- [Instructions for the task]:
Copy the material below verbatim from the line with "Clone this chart in seaborn and matplotlib." to the line with "from matplotlib.ticker import", both lines included, omitting pictures and every line outside that range.

- [Given records]:
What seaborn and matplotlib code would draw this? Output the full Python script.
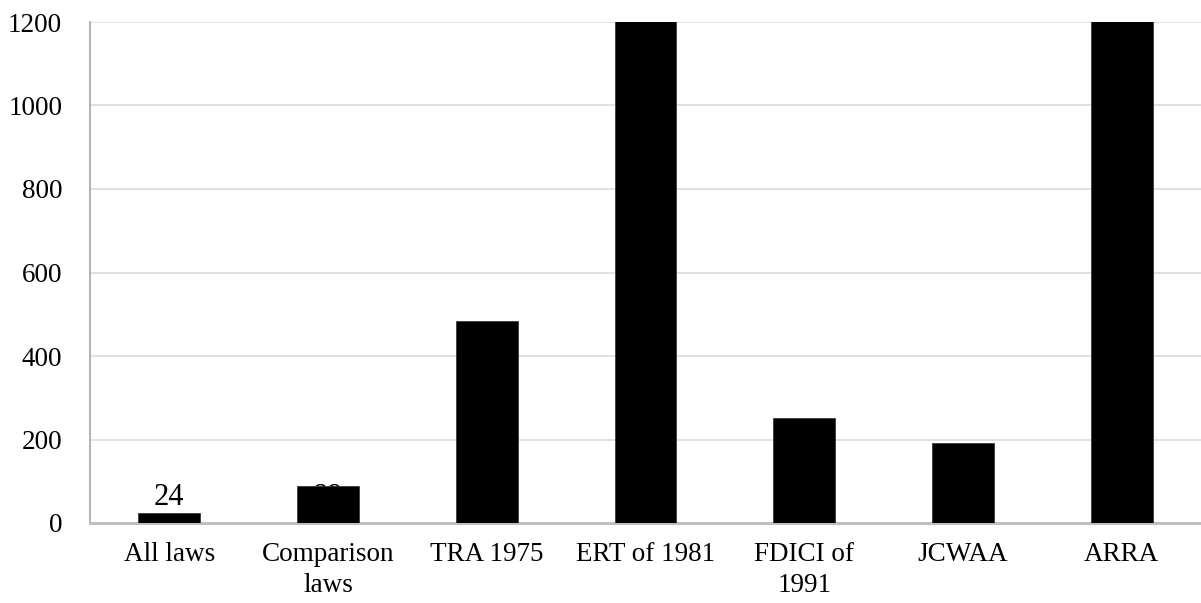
...
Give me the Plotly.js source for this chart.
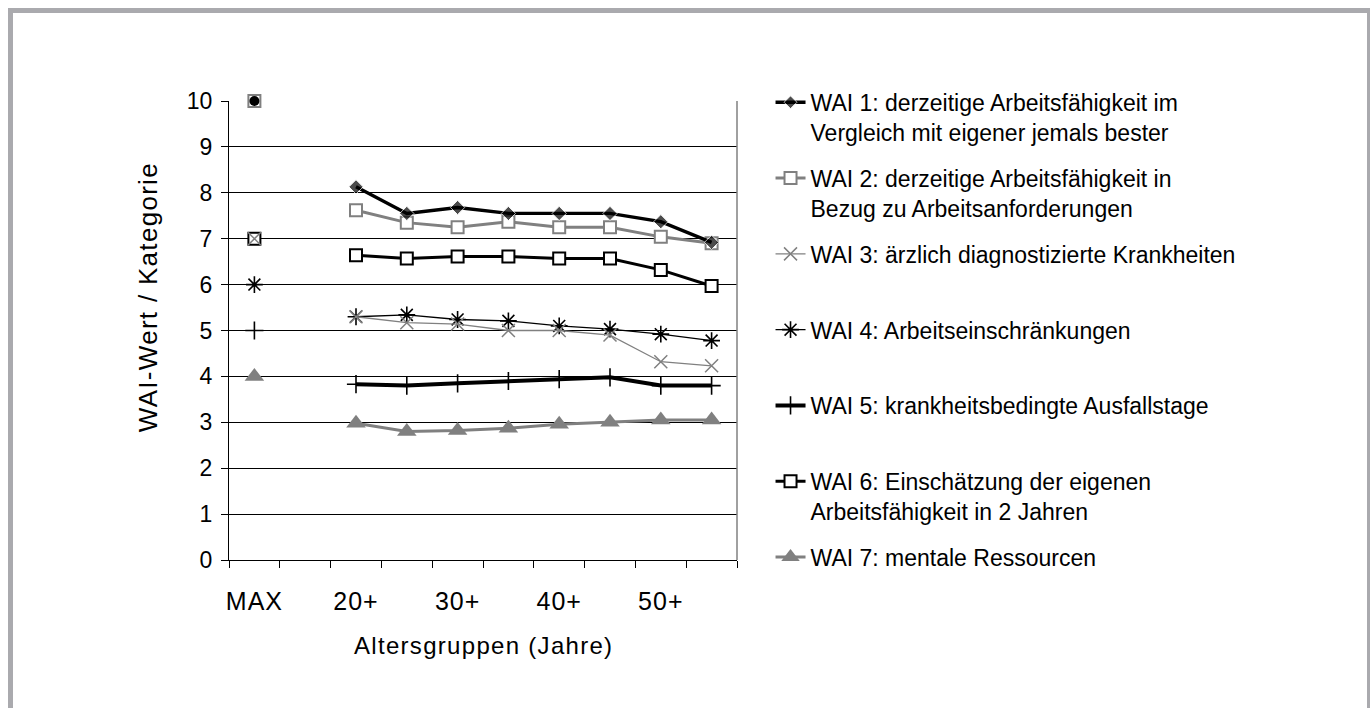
...
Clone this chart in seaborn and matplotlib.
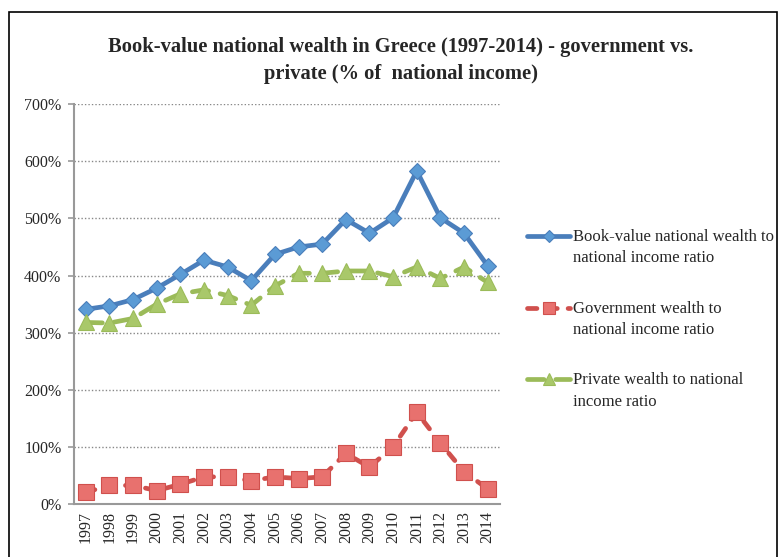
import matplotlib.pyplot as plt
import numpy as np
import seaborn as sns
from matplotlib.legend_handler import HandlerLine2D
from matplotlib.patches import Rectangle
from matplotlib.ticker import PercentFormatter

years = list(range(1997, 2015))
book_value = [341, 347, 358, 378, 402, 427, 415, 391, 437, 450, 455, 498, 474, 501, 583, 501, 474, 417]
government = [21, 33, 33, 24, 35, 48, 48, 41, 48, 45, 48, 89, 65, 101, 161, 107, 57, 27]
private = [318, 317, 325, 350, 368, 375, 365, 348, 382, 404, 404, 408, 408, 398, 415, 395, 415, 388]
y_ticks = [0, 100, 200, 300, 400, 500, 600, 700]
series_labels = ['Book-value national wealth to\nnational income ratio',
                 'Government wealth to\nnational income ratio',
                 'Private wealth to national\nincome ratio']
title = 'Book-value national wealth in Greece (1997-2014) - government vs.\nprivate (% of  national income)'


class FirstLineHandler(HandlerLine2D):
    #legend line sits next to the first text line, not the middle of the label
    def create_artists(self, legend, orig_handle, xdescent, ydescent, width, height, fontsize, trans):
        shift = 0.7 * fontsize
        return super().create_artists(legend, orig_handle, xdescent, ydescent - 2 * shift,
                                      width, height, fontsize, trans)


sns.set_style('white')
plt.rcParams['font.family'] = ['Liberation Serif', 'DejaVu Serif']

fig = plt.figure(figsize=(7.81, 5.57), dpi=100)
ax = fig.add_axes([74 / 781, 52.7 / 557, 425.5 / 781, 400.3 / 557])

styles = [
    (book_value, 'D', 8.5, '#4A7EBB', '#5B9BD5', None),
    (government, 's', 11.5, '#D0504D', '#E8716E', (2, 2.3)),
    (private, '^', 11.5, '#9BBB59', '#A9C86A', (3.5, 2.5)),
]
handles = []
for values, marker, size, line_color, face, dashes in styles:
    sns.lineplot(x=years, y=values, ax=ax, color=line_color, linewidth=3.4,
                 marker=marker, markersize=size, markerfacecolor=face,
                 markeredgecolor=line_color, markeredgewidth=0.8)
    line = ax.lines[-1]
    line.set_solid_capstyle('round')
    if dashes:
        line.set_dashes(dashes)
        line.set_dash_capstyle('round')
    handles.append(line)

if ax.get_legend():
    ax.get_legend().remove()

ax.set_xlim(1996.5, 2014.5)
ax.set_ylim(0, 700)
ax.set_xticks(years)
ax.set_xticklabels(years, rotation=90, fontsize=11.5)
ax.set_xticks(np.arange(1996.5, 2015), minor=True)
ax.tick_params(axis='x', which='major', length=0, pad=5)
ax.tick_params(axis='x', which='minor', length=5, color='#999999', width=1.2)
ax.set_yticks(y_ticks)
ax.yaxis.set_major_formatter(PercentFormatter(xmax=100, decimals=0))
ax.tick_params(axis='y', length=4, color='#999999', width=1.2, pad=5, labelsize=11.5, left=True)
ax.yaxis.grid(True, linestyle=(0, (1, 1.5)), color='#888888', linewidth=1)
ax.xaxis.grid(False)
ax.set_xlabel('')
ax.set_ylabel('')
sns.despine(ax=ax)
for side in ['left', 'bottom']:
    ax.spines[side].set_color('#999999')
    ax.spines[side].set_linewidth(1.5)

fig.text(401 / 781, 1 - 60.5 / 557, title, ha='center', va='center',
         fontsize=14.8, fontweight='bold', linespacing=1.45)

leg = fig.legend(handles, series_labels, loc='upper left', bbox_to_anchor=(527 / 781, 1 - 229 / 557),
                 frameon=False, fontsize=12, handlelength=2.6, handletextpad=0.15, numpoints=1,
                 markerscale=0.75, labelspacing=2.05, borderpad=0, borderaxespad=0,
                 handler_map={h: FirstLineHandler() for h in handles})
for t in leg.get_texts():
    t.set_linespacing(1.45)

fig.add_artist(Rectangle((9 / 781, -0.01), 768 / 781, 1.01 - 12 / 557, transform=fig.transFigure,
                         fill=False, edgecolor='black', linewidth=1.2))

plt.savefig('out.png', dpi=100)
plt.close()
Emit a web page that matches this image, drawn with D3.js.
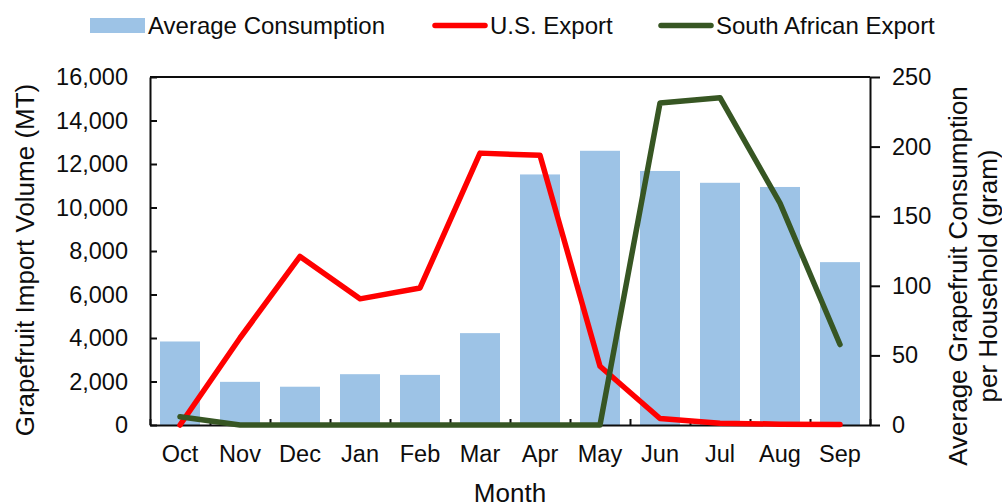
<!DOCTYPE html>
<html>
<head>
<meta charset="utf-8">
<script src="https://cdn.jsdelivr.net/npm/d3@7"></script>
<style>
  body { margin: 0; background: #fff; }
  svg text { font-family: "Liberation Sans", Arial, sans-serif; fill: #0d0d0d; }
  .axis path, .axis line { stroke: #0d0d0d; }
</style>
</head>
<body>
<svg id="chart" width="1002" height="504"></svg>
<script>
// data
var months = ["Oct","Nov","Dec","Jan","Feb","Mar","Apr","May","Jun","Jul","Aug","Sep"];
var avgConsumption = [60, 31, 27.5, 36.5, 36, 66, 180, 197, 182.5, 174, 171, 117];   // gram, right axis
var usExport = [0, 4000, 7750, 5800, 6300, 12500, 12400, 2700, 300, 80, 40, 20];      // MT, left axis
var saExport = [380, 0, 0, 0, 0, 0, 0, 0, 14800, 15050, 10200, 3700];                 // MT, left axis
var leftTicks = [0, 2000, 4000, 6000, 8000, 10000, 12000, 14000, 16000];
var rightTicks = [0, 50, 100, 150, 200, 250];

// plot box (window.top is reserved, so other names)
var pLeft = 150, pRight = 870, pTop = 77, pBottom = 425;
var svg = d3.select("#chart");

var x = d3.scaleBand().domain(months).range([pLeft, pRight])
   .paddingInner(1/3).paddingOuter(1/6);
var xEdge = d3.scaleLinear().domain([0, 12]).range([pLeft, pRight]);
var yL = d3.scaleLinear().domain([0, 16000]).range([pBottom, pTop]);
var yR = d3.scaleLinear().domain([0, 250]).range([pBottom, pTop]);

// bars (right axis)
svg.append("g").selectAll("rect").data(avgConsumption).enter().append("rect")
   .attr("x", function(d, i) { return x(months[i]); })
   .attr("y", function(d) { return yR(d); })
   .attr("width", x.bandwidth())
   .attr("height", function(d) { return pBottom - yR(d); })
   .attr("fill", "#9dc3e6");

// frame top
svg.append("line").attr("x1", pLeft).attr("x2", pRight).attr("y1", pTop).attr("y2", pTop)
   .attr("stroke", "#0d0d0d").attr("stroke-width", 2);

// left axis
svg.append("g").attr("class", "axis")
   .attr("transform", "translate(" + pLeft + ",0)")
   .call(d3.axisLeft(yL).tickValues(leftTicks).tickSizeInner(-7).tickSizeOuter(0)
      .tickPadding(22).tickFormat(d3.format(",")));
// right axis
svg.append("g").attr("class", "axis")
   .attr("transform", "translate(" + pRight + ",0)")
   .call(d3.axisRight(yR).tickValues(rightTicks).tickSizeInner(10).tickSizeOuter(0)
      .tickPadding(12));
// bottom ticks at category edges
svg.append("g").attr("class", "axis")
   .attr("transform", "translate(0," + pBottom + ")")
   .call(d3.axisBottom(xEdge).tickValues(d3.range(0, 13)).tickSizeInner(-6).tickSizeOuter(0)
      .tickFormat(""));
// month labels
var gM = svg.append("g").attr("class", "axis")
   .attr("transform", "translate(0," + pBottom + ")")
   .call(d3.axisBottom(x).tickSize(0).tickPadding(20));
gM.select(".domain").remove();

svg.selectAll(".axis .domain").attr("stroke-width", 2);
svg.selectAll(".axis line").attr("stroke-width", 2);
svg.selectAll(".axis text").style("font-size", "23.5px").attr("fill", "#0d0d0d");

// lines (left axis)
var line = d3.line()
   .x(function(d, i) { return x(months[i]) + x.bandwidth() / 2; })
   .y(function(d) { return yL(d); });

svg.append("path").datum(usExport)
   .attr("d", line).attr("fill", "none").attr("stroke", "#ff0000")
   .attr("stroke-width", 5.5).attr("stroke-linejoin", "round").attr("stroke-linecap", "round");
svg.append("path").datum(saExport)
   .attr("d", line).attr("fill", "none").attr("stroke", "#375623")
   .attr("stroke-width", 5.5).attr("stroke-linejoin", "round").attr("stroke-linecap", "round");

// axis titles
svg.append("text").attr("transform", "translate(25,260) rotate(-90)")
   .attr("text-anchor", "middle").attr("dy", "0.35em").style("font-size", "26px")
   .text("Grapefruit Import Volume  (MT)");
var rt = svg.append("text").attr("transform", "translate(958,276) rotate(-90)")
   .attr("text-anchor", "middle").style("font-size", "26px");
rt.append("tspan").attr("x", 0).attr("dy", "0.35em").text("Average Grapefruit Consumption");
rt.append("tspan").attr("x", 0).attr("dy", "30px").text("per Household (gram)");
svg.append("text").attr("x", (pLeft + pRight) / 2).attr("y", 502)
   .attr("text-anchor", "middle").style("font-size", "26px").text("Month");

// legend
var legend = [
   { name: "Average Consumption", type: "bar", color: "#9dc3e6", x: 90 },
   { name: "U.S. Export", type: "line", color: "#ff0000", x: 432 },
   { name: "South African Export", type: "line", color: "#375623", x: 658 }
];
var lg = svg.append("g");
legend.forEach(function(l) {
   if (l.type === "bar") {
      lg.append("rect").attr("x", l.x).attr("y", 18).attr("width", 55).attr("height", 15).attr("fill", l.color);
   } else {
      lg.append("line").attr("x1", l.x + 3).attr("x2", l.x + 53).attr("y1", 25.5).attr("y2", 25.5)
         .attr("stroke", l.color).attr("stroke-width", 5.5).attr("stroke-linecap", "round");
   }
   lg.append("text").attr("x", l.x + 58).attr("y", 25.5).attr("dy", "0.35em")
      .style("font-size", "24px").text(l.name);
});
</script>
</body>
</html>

- [Written response]:
Clone this chart in seaborn and matplotlib.
import matplotlib.pyplot as plt
import numpy as np
import seaborn as sns
from matplotlib.legend_handler import HandlerLine2D
from matplotlib.patches import Rectangle
from matplotlib.ticker import PercentFormatter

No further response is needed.